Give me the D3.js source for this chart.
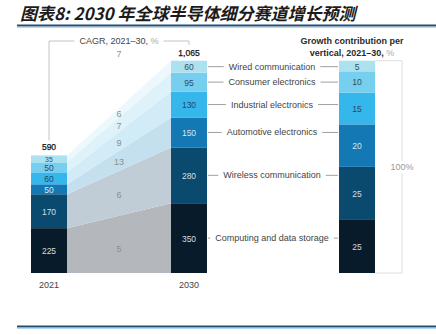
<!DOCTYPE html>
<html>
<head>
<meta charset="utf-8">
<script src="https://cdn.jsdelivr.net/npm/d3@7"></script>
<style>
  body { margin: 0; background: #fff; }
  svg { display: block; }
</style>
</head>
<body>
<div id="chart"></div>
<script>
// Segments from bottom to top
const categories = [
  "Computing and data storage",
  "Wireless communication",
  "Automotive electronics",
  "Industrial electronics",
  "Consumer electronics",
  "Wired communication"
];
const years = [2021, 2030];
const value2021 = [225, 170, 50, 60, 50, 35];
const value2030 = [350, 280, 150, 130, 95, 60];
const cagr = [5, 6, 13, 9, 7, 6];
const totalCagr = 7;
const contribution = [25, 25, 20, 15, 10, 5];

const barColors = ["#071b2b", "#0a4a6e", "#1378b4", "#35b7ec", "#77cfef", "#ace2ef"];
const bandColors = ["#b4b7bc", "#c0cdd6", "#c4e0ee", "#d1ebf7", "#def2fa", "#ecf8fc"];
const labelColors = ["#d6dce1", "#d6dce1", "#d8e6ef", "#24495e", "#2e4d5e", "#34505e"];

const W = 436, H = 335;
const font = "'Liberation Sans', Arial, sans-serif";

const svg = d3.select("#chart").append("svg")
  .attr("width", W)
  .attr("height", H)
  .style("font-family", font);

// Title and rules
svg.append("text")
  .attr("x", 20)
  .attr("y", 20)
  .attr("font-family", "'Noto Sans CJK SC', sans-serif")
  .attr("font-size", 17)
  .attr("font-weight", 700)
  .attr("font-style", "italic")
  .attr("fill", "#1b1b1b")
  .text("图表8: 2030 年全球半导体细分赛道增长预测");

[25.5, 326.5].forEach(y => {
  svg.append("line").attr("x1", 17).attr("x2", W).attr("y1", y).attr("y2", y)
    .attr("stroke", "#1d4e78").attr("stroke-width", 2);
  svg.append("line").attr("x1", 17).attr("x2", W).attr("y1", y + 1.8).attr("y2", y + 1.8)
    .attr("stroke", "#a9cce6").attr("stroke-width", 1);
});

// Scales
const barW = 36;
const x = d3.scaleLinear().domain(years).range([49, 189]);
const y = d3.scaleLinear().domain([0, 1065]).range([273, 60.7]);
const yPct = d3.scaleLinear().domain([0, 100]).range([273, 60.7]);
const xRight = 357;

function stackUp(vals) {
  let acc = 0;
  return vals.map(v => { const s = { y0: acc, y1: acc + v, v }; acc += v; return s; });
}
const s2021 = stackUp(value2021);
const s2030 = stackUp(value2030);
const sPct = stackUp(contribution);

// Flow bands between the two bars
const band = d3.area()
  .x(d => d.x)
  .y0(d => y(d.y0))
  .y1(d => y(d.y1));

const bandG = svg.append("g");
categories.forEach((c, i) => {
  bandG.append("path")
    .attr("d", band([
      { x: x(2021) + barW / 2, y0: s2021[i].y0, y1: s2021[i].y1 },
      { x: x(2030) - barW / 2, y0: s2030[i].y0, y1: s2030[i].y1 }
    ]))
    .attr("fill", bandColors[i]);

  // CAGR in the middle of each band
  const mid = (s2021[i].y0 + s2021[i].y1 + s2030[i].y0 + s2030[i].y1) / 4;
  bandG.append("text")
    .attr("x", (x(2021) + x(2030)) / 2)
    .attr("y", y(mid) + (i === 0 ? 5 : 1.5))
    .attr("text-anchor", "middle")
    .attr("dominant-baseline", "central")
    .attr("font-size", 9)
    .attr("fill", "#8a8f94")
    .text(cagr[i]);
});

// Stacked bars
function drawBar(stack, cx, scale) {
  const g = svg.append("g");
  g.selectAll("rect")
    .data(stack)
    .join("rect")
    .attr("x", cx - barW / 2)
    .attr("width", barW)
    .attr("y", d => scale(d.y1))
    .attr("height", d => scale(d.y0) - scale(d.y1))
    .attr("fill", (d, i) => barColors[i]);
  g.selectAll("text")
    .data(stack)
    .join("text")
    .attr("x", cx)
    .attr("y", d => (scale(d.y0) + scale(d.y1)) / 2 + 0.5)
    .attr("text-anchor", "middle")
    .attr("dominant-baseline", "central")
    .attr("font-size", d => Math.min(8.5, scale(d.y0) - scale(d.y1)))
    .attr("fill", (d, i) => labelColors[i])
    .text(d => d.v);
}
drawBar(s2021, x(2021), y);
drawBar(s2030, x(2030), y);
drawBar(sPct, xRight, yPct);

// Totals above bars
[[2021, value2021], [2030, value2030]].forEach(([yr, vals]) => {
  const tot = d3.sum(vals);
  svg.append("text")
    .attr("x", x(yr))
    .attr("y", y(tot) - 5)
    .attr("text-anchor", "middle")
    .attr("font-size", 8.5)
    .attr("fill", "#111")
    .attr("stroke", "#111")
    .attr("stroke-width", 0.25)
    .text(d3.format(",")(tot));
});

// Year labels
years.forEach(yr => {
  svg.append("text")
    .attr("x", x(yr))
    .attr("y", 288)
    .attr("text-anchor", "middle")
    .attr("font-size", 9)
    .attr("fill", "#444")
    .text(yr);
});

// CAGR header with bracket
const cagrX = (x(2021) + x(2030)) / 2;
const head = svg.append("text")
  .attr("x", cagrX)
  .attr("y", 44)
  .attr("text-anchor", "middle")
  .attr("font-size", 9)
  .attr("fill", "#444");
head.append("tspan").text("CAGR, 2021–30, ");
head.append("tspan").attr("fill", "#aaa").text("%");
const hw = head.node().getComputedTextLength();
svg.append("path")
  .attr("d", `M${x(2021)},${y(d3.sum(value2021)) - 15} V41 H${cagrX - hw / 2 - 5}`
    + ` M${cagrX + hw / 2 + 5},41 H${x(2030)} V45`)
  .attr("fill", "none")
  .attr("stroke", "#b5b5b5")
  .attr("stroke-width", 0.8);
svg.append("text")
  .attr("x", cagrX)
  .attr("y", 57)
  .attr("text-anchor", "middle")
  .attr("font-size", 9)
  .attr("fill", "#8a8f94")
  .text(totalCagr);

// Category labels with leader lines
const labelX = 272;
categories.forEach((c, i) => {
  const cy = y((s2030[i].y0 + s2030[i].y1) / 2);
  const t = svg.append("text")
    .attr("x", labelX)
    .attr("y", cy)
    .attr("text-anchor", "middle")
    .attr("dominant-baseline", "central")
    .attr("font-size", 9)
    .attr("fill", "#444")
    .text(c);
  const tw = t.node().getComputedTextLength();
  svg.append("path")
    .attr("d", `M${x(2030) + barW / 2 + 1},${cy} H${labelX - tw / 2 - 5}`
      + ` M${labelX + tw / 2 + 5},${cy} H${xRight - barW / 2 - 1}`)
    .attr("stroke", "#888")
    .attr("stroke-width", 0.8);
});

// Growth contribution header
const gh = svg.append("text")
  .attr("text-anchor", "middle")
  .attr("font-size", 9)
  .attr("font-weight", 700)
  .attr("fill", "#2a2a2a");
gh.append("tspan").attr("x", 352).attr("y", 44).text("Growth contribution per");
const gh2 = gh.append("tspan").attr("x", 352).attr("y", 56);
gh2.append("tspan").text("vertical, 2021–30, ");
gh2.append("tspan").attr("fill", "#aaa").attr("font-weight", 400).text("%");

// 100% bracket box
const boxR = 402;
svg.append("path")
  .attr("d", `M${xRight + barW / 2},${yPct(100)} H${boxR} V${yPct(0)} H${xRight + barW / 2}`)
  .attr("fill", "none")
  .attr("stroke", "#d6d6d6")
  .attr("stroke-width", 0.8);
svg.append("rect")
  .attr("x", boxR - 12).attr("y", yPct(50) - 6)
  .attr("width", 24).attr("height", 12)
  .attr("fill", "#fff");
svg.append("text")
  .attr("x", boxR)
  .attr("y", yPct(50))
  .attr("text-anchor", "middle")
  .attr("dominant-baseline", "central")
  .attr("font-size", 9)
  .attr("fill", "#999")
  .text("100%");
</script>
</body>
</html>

= = = =

** Instructions to follow **
Each line in the listing above that contains "chart" should be copied.

** Solution for this exercise **
Give me the D3.js source for this chart.
<div id="chart"></div>
const svg = d3.select("#chart").append("svg")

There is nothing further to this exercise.